The hero is Jack. He’s the American, the one after whom the movie is named. There is no particular reason for him being American. The movie might have been more effective if he’d been played by someone less familiar to U.S. audiences, like Mads Mikkelsen (Casino Royale’s Le Chiffre), only then they would have had to call it The Dane.

But Jack is played by George Clooney, so the die is cast. And when George Clooney is the anchor of your movie, it probably is not going to work out as an auteurist European art film. Hollywood stars have an aura of familiarity and glamour that they bring to the party. I like George Clooney. But he’s not a brooding loner. And here, deprived for the most part of speech and deprived fully of charm and personality, he uses up the movie’s oxygen without ever exhaling any of it back.
This movie is so serious about its pretensions that none of it makes any sense. Sense would appear to have been banned from the project as deliberately as dialogue and personality. Lots of people get shot, but we seldom have much of a clue why. We open in Sweden, where some mysterious Swedes are out to get Jack, for reasons to which we are never privy. The Swedish girl who has displayed her lovely rump in a contemplative opening scene before getting dressed to go out with him for a walk in the snow is startled to find that Jack carries a gun.
“You have a gun?” she exclaims. “Why would you have a gun?”
In real life, that might be a reasonable question. But in a movie as divorced from reality as this one, the answer can only be, as Sir Edmund Hillary once said of Mt. Everest, “Because it’s there.” It’s an existential fact. The movie is young, and there are still a lot of people to be killed.

Screenshot 2 The AmericanJack is soon off to Rome, where he meets up with Pavel (Johan Leysen), who appears to be his handler, but in what cause or organization is anybody’s guess. Jack is feeling testy, having already had to kill a friend, which seems to have put him in a bad mood. Pavel tells him Rome is a little too hot for him right now – we don’t know why – and gives him a car and tells him to go cool his heels in Abruzzo and await instructions. “Above all,” Pavel warns drily, “don’t make any friends, Jack. You used to know that.”
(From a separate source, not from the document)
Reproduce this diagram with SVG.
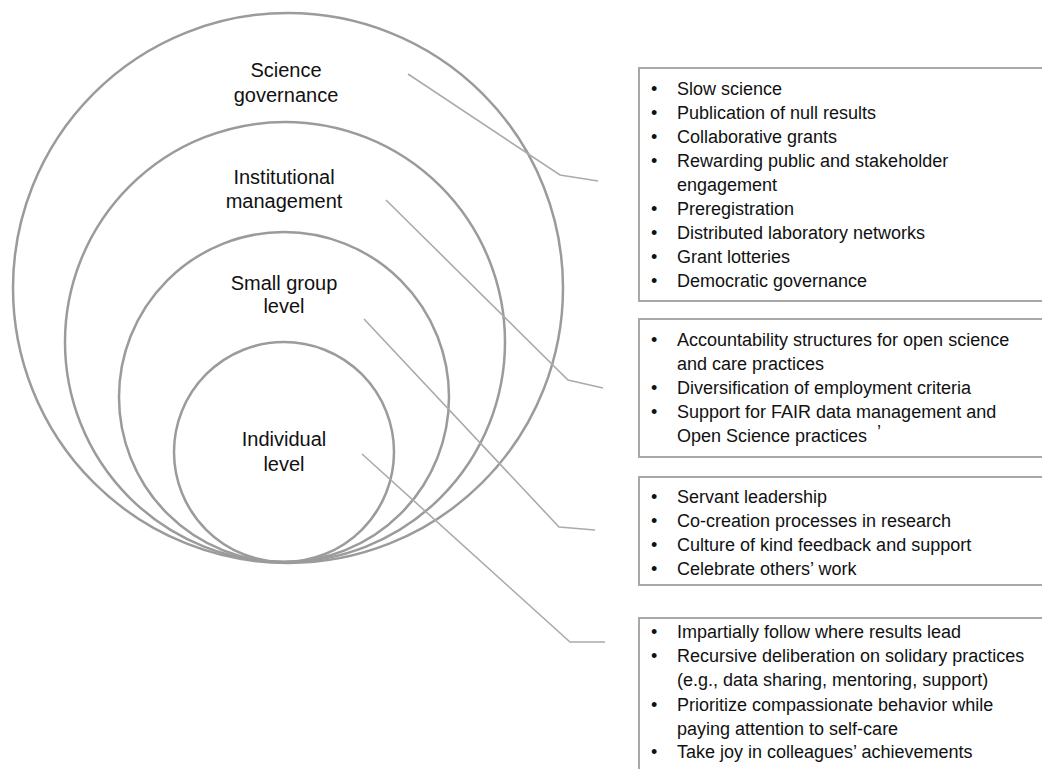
<svg xmlns="http://www.w3.org/2000/svg" width="1042" height="769" viewBox="0 0 1042 769">
<style>
.ring{fill:none;stroke:#9b9b9b;stroke-width:2.5}
.box{fill:#fff;stroke:#a8a8a8;stroke-width:2}
.con{fill:none;stroke:#ababab;stroke-width:1.6}
.lbl{font-family:"Liberation Sans",Arial,sans-serif;font-size:20px;fill:#111;text-anchor:middle}
.t{font-family:"Liberation Sans",Arial,sans-serif;font-size:18px;fill:#111}
</style>
<rect width="1042" height="769" fill="#fff"/>
<g id="ring-science-governance">
<circle class="ring" cx="288" cy="288" r="275"/>
<text class="lbl" x="286" y="77">Science</text>
<text class="lbl" x="286" y="102">governance</text>
</g>
<g id="ring-institutional-management">
<circle class="ring" cx="285" cy="342" r="220"/>
<text class="lbl" x="284" y="184">Institutional</text>
<text class="lbl" x="284" y="208">management</text>
</g>
<g id="ring-small-group">
<circle class="ring" cx="284" cy="397" r="165"/>
<text class="lbl" x="284" y="290">Small group</text>
<text class="lbl" x="284" y="313">level</text>
</g>
<g id="ring-individual">
<circle class="ring" cx="284" cy="452" r="110"/>
<text class="lbl" x="284" y="446">Individual</text>
<text class="lbl" x="284" y="471">level</text>
</g>
<g id="connectors">
<polyline class="con" points="408,74 560,175 598,181"/>
<polyline class="con" points="386,200 568,380 603,388"/>
<polyline class="con" points="364,319 559,527 595,530"/>
<polyline class="con" points="362,454 570,642 605,642"/>
</g>
<g id="box-science-governance">
<rect class="box" x="639" y="68" width="420" height="233"/>
<g class="t">
<text x="651" y="95">•</text><text x="677" y="95">Slow science</text>
<text x="651" y="119">•</text><text x="677" y="119">Publication of null results</text>
<text x="651" y="143">•</text><text x="677" y="143">Collaborative grants</text>
<text x="651" y="167">•</text><text x="677" y="167">Rewarding public and stakeholder</text>
<text x="677" y="191">engagement</text>
<text x="651" y="215">•</text><text x="677" y="215">Preregistration</text>
<text x="651" y="239">•</text><text x="677" y="239">Distributed laboratory networks</text>
<text x="651" y="263">•</text><text x="677" y="263">Grant lotteries</text>
<text x="651" y="287">•</text><text x="677" y="287">Democratic governance</text>
</g>
</g>
<g id="box-institutional-management">
<rect class="box" x="639" y="319" width="420" height="138"/>
<g class="t">
<text x="651" y="346">•</text><text x="677" y="346">Accountability structures for open science</text>
<text x="677" y="370">and care practices</text>
<text x="651" y="394">•</text><text x="677" y="394">Diversification of employment criteria</text>
<text x="651" y="418">•</text><text x="677" y="418">Support for FAIR data management and</text>
<text x="677" y="442">Open Science practices</text>
<text x="877" y="438">’</text>
</g>
</g>
<g id="box-small-group">
<rect class="box" x="639" y="477" width="420" height="108"/>
<g class="t">
<text x="651" y="503">•</text><text x="677" y="503">Servant leadership</text>
<text x="651" y="527">•</text><text x="677" y="527">Co-creation processes in research</text>
<text x="651" y="551">•</text><text x="677" y="551">Culture of kind feedback and support</text>
<text x="651" y="575">•</text><text x="677" y="575">Celebrate others’ work</text>
</g>
</g>
<g id="box-individual">
<rect class="box" x="639" y="618" width="420" height="170"/>
<g class="t">
<text x="651" y="638">•</text><text x="677" y="638">Impartially follow where results lead</text>
<text x="651" y="662">•</text><text x="677" y="662">Recursive deliberation on solidary practices</text>
<text x="677" y="686">(e.g., data sharing, mentoring, support)</text>
<text x="651" y="711">•</text><text x="677" y="711">Prioritize compassionate behavior while</text>
<text x="677" y="735">paying attention to self-care</text>
<text x="651" y="758">•</text><text x="677" y="758">Take joy in colleagues’ achievements</text>
</g>
</g>
</svg>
So off Jack goes, through the beautiful winding roads of the Italian countryside, to Abruzzo. There he makes friends with the local priest, Father Benedetto (Paolo Bonacelli), and with Clara (Violante Placido), a working girl in the local whorehouse. She is gorgeous, and the friendship soon ripens into something deeper. At one point she introduces him to her friend who is almost as beautiful as she, and you perk up, wondering in what kinky direction this aspiring art film might turn, but no, Jack is not that sort of American. The point of that scene seems to be that the two girls are going to an American movie so the friend can work on her English, and for her sake one only hopes this is not the movie they are going to see.
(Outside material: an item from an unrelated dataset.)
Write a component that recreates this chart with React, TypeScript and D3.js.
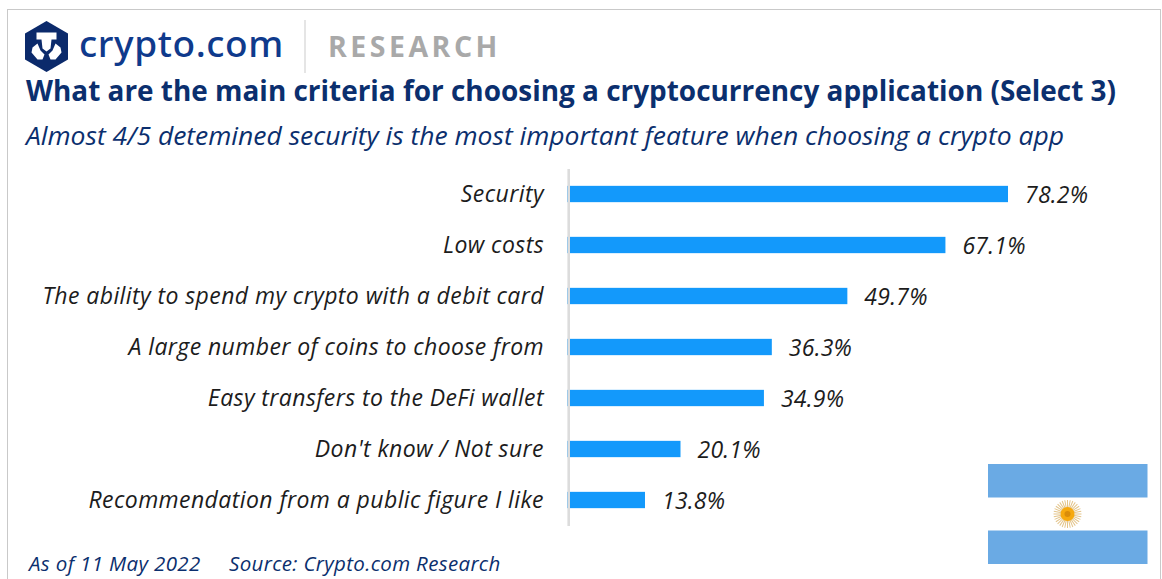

Screenshot 3 The American Jack also meets, but does not become friendly with, Mathilde (Thekla Reuten), a woman with the looks of a Vogue model and the portfolio of a hired assassin. The contact has been set up by Pavel. In time-honored espionage drill, Jack and Mathilde sit at adjoining tables in an outdoor café, not looking at each other, communicating in staccato monosyllables about a gun she needs him to make for her, to be used on a hit.
For the rest of the movie, Jack makes the gun, working methodically and silently, taking only occasional respite to kill someone or make love to Clara. On whom will the gun be used? What’s it all about? You may find yourself wondering idly, to pass the time, but there’s no tangible building of suspense, although this is the sort of movie in which bit players over whom the camera passes casually give meaningful, suspicious glances, and motor scooters backfire like pistol reports.

Jack has a butterfly on his back, among the several tattoos that adorn his often bared torso. This, and a little business with an actual butterfly, earn him the nickname “Mr. Butterfly” from Mathilde. This has got to mean something. Does he float like a butterfly and sting line a bee? Is it the Butterfly Effect? Or is it just a hint of a fragile sweet softness at the core of this mysterious American?
Who is Jack? He doesn’t seem to be an actual hit man, although he is free with the killing. He’s making a gun for someone else to use, at the instructions of a third party, who may be working for someone else, but we will never know the motives or identities of any of these people (unless possibly they’re spelled out in the novel, A Very Private Gentleman by Martin Booth, upon which this movie is based).
In the end, of course, we do at least learn the answers to a few of the questions. Very few. And they still don’t make sense.